Si chiamano “meta-analisi”. Non sono ricerche come altre, svolte in qualche laboratorio in cui mettere alla prova cavie o provette. Questi studi si svolgono prevalentemente in biblioteca e davanti a un computer dotato di adeguati software di analisi statistica.
Il loro obiettivo è quello di fotografare lo stato dell’arte di un argomento e poi passarlo al setaccio per ottenere una conclusione generale valida per tutti.

Per esempio, in una meta-analisi viene data molta importanza alla varianza statistica emersa nelle diverse prove, fra le quali vengono valorizzate soprattutto quelle con una varianza bassa.
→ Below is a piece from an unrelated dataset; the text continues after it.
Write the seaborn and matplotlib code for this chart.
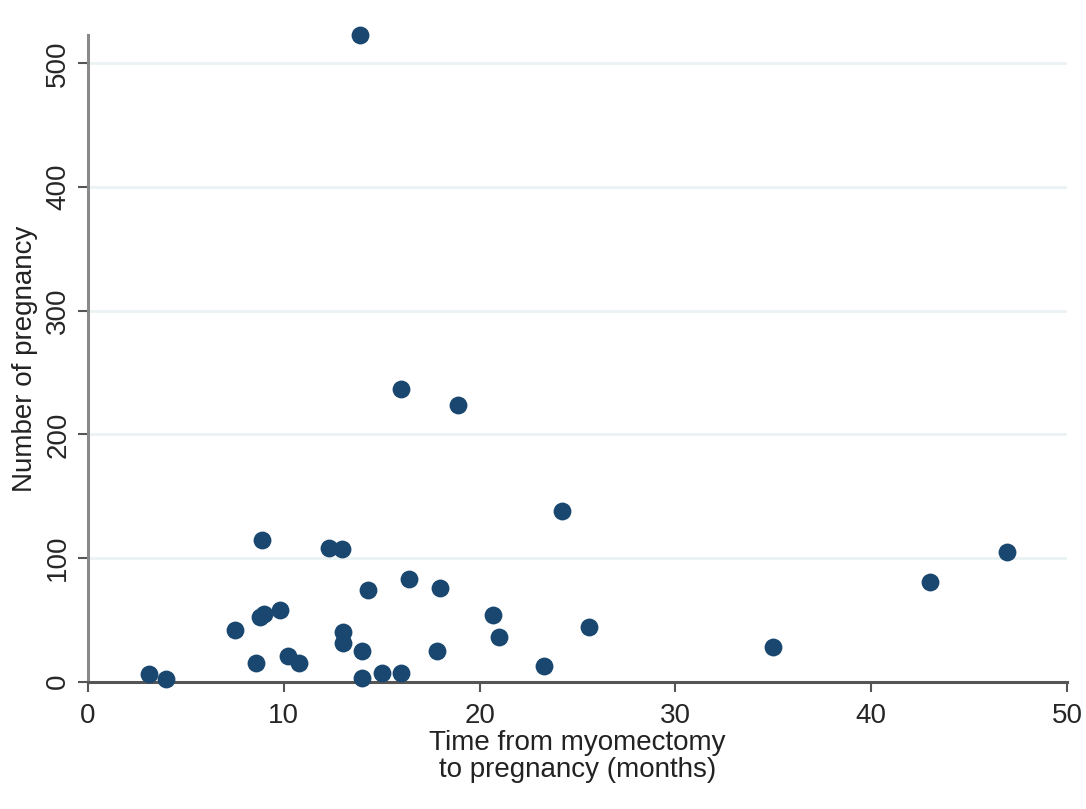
import matplotlib
matplotlib.use("Agg")
import matplotlib.pyplot as plt
import seaborn as sns
import pandas as pd

# months from myomectomy to pregnancy, number of pregnancy
months = [3.1, 4.0, 7.5, 8.6, 8.8, 9.0, 8.9, 9.8, 10.2, 10.8, 12.3, 12.95,
          13.0, 13.0, 13.87, 14.0, 14.0, 14.3, 15.0, 15.98, 16.0, 16.4,
          17.8, 18.0, 18.88, 20.7, 21.0, 23.3, 24.2, 25.6, 35.0, 43.0, 46.95]
pregnancies = [6, 2, 42, 15, 52, 55, 115, 58, 21, 15, 108, 107,
               40, 31, 523, 25, 3, 74, 7, 237, 7, 83,
               25, 76, 224, 54, 36, 13, 138, 44, 28, 81, 105]

df = pd.DataFrame({"months": months, "pregnancies": pregnancies})

sns.set_style("white")
plt.rcParams["font.family"] = ["Liberation Sans", "DejaVu Sans"]

fig = plt.figure(figsize=(10.86, 8.09), dpi=100)
ax = fig.add_axes([0.08103, 0.15735, 0.90147, 0.79939])

sns.scatterplot(data=df, x="months", y="pregnancies", ax=ax, s=165,
                color="#1a476f", edgecolor="#1a476f", linewidth=0,
                clip_on=False, zorder=5)

ax.set_xlim(0, 50)
ax.set_ylim(0, 523)
ax.set_xticks([0, 10, 20, 30, 40, 50])
ax.set_yticks([0, 100, 200, 300, 400, 500])

for v in [100, 200, 300, 400, 500]:
    ax.axhline(v, color="#eaf2f3", lw=2, zorder=0)

for s in ["top", "right"]:
    ax.spines[s].set_visible(False)
ax.spines["left"].set_color("#8a8a8a")
ax.spines["left"].set_linewidth(2.2)
ax.spines["bottom"].set_color("#555555")
ax.spines["bottom"].set_linewidth(2.2)

ax.tick_params(axis="x", direction="out", length=7, width=1.5, color="#555555",
               labelsize=20, pad=8, bottom=True)
ax.tick_params(axis="y", direction="out", length=7, width=1.5, color="#555555",
               labelsize=20, pad=5, left=True)
for lab in ax.get_yticklabels():
    lab.set_rotation(90)
    lab.set_va("center")

ax.set_xlabel("Time from myomectomy\nto pregnancy (months)", fontsize=20,
              linespacing=1.05, labelpad=1, color="#222222")
ax.set_ylabel("Number of pregnancy", fontsize=20, labelpad=5, color="#222222")

fig.savefig("out.png", dpi=100)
I risultati di queste sono infatti considerati più affidabili e ricevono un peso più elevato in fase di valutazione.
È infatti l’assenza di criteri oggettivi che fa trarre spesso conclusioni ricche di errori di tipo psicologico o, peggio ancora, ideologico. E ciò è tanto più vero quanto più è alto il numero di ricerche e tanto più è pesante la componente statistica nelle singole ricerche.
 

Ogm, produttivi ed ecologici

 
Nel caso in questione, ovvero la ricerca svolta da Wilhelm Klümper e Matin Qaim, del Dipartimento di Economia Agraria e di Sviluppo Rurale dell’Università Georg-August di Goettingen, in Germania, molti degli studi originali non riportavano misure di varianza.
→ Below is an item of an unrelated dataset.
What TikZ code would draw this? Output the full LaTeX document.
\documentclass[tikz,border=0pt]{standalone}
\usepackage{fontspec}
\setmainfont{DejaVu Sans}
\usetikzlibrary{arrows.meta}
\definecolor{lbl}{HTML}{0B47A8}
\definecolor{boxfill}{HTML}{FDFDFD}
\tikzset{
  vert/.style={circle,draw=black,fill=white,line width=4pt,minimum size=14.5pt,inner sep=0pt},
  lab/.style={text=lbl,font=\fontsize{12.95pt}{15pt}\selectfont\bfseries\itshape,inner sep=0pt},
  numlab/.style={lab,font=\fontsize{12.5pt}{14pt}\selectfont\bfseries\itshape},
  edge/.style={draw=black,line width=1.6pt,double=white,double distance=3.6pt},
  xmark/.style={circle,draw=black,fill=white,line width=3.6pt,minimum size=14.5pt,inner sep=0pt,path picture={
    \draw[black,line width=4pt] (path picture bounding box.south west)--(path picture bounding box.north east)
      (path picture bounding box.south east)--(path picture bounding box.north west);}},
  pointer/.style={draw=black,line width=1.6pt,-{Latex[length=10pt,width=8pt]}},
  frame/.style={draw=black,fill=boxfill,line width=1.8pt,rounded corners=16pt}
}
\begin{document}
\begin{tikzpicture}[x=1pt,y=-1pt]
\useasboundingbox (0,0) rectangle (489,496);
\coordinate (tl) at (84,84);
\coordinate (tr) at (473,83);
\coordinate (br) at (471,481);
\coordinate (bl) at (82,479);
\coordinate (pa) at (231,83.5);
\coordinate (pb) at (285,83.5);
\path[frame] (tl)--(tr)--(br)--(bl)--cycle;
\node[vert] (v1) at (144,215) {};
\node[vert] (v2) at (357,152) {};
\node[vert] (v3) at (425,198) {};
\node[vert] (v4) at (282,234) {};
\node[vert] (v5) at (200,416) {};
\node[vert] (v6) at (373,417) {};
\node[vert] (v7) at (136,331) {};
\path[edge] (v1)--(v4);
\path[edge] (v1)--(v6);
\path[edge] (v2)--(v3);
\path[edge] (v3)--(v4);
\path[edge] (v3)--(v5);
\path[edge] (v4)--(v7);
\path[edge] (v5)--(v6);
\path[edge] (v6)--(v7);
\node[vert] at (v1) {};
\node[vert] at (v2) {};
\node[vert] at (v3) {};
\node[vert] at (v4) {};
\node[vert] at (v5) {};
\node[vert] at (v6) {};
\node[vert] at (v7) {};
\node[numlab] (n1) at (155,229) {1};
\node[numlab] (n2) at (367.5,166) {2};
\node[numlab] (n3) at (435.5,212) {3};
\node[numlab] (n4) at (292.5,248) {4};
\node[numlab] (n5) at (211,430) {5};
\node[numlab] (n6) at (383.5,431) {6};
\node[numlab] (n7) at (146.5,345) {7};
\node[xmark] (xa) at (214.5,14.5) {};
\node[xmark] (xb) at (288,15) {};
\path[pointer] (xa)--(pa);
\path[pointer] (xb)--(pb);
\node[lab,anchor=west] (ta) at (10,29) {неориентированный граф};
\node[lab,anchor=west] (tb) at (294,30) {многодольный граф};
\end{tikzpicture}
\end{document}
Per testare quindi la solidità dei risultati, i ricercatori si sono avvalsi di sistemi di ponderazione diversi, assumendo l'inverso del numero di impatto delle diverse osservazioni per set di dati. Questo procedimento evita che i singoli insiemi di dati, in caso siano stati utilizzati in numerose pubblicazioni, dominino il calcolo dell’effetto medio per una semplice questione di ridondanza.
 
I risultati dello studio sono stati alquanto convincenti. In media, adottando tecnologie che contemplavano ogm è stato ridotto del 37% l'uso di agrofarmaci, aumentando al contempo i raccolti del 22%.
Il profitto degli agricoltori è stato ancora più convincente, visto che l’incremento è stato pari al 68%. E guadagni in più per gli agricoltori significano maggiore competitività del comparto agricolo che adotta le biotecnologie, a dispetto di chi nega questa sonora evidenza.
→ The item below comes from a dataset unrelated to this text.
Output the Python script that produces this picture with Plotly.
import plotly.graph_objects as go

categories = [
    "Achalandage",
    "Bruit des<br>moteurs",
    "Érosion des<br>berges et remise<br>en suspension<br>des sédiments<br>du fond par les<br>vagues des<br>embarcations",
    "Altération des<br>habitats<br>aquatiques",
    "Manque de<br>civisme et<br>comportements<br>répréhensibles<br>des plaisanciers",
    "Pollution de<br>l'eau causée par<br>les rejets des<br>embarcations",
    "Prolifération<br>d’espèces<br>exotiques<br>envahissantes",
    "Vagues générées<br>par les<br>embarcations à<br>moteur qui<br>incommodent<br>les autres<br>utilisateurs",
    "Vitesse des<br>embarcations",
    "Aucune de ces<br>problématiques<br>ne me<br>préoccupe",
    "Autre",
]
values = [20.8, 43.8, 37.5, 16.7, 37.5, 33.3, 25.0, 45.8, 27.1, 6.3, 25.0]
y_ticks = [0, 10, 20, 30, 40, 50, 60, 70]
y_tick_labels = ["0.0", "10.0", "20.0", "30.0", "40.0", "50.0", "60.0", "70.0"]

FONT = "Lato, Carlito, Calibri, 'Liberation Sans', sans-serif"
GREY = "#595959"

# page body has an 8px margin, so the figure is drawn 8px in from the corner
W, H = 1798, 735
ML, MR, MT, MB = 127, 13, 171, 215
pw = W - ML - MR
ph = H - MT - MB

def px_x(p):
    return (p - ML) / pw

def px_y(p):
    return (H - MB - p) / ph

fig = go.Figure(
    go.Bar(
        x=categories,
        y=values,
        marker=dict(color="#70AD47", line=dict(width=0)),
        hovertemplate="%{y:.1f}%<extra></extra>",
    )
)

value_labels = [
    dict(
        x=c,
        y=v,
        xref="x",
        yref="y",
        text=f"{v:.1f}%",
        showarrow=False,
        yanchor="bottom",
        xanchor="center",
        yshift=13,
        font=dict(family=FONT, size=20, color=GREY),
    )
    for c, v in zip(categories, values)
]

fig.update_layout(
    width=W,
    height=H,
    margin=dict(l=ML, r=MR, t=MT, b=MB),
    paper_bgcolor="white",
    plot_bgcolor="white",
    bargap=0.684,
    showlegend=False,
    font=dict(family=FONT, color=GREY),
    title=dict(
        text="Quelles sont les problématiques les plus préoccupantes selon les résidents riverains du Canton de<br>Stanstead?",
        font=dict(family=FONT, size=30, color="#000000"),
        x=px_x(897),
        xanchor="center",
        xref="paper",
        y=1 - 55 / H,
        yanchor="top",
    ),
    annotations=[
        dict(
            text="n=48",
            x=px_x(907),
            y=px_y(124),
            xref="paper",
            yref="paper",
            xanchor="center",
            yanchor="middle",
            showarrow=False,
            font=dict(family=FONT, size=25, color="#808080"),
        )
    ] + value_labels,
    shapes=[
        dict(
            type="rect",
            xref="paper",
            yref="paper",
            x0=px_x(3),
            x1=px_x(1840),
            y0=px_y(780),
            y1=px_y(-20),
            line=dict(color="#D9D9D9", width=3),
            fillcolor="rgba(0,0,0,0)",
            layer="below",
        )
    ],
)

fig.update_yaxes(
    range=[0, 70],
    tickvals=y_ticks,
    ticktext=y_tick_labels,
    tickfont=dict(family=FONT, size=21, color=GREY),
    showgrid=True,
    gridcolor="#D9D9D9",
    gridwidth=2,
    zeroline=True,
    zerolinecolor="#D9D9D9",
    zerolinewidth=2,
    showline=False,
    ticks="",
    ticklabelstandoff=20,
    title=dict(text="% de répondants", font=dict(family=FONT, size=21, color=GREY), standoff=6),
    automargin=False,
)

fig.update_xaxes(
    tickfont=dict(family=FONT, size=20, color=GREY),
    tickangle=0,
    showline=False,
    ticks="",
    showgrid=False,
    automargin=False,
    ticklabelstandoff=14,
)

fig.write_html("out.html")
Le riduzioni nell’uso di agrofarmaci va invece a favore di ambiente e prodotti finali. Meno agrofarmaci vogliono dire meno residui alla raccolta e meno sostanze reperite nelle acque.
Tali riduzioni sono ovviamente a favore soprattutto delle colture resistenti agli insetti, il cui risparmio in tonnellate è in parte annullato da quelle resistenti agli erbicidi.
Rese per ettaro e profitti per gli agricoltori si sono peraltro rivelati maggiori nei Paesi in via di sviluppo rispetto a quelli considerati “sviluppati”. Ciò ha in effetti senso, dato che nei primi le tecnologie sono spesso arcaiche, quindi i benefici delle genetiche e delle metodiche più moderne hanno prodotto risparmi considerevoli nei costi e guadagni più elevati alla raccolta.
 
Uno studio che quindi dovrebbe esser letto soprattutto da chi, ostinatamente, continua a pensare che la fame nel Mondo si possa combattere insistendo nel ricorso alle pratiche orticole di tipo familiare, con la terra smossa da zappe di legno e irrigata con otri di terracotta trasportati sulla testa.